Пару дней назад я говорил о нашем горестном и печальном недолгом пребывании в Буффало, где мы стали затворниками и не могли поддерживать дружеские отношения с другими людьми, кроме молодого Дэвида Грея, его жены и их малютки мальчугана. Кажется, с тех пор прошел целый век. Вчера вечером я был на большом званом обеде во дворце Нормана Хэпгуда[144]
, и мне представили очень длинного и очень худого джентльмена – джентльмена с прекрасным, живым и умным лицом, с приличествующим золотым пенсне на носу и в вечернем костюме, который был идеален от широкого размаха безукоризненной манишки до украшенных розеткой туфель. Его походка, поклоны и модуляции его голоса выдавали английского джентльмена, и я принял его за графа. Я сказал ему, что не разобрал его имени, и спросил, как его зовут. Он ответил: «Дэвид Грей». Эффект был поразительный. Передо мной стоял его отец собственной персоной, такой, каким я знавал его в Буффало тридцать шесть лет назад. Это видение пробудило воспоминания о приятных временах на пивоварнях Буффало, с Дэвидом Греем и Джоном Хэем, когда этот Дэвид Грей был еще в колыбели, ненаглядное и хлопотное достояние. И эта встреча мысленно задержала меня в Буффало на следующий час и затруднила возможность поддерживать разговор на моем конце обеденного стола. Мысли, которым я предавался, были таковы: «Для чего он был рожден? Для чего был рожден его отец? Для чего я был рожден? Для чего вообще рождается любой человек?»Его отец был поэтом, но ему приходилось мучительно проводить свою жизнь за весьма чуждым ему по духу занятием – редактированием ежедневной политической газеты. Он был певчей птицей в зверинце обезьян, попугаев и гиен. Жизнь его была потрачена впустую. Его привезли из Шотландии в возрасте пяти лет, он был до мозга костей пропитан пресвитерианством самого мрачного, самого бескомпромиссного и самого неприятного толка. В тридцать три года, когда я с ним приятельствовал, все пресвитерианство из него ушло, и он сделался откровенным рационалистом и резко выраженным атеистом. Через несколько лет ко мне в Хартфорд донеслись вести, что с ним случился солнечный удар. Вскоре пришли вести, что в результате у него оказался поражен мозг. Еще через значительный промежуток времени я услышал через навестившего его Неда Хауса, что он больше не может компетентно писать ни статьи о политике, ни стихи и живет довольно уединенно, преподает ежедневно Закон Божий молодежи и ничем больше не интересуется. Его неверие прошло, уступив место прежнему пресвитерианству.

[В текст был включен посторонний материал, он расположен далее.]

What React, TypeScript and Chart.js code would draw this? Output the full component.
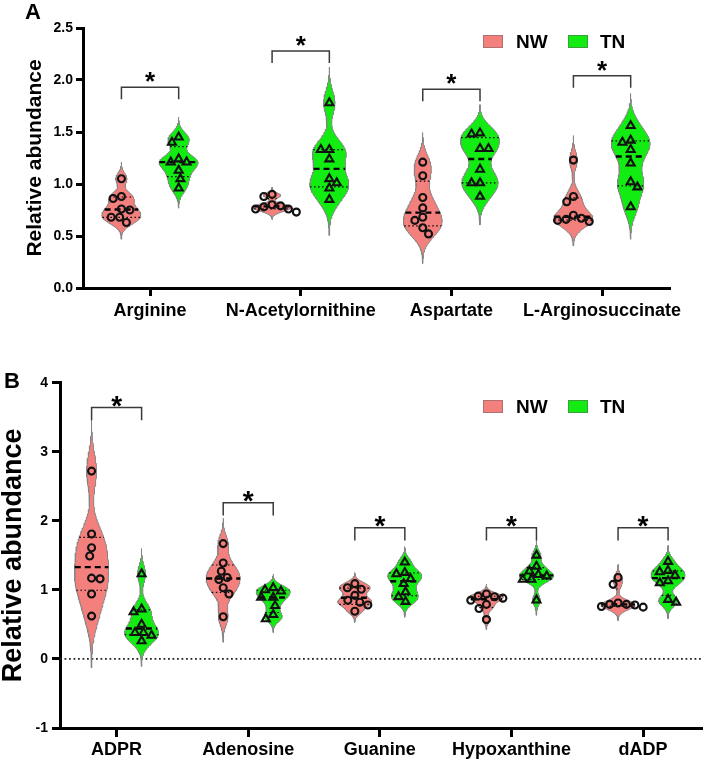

Это была правда. Некоторое время спустя я телеграфировал ему и попросил встретить меня на вокзале. Он пришел, и я поговорил с ним несколько минут – теперь уже в последний раз. В его глубоко посаженных глазах светился все тот же привлекательный внутренний огонь. Он был тем же Дэвидом, которого я знал прежде: возвышенным и прекрасным, безупречным по характеру – существом, достойным обожания.
Вскоре после этого он попал в железнодорожную аварию и сгорел, ночью. И я, вероятно, думал тогда так же, как думал на том званом обеде, отвлекшись от веселого смеха и непринужденной болтовни: «Для чего он был рожден? Какая от этого польза?» Эти утомительные и удручающе однообразные повторения человеческой жизни – в чем их ценность? Сюзи задавала этот вопрос, будучи ребенком. Никто не мог ответить на него тогда, никто не может и до сих пор.
Когда 6 августа 1870 года мистер Лэнгдон умер, я вдруг на время оказался в совершенно новой для себя роли – роли бизнесмена.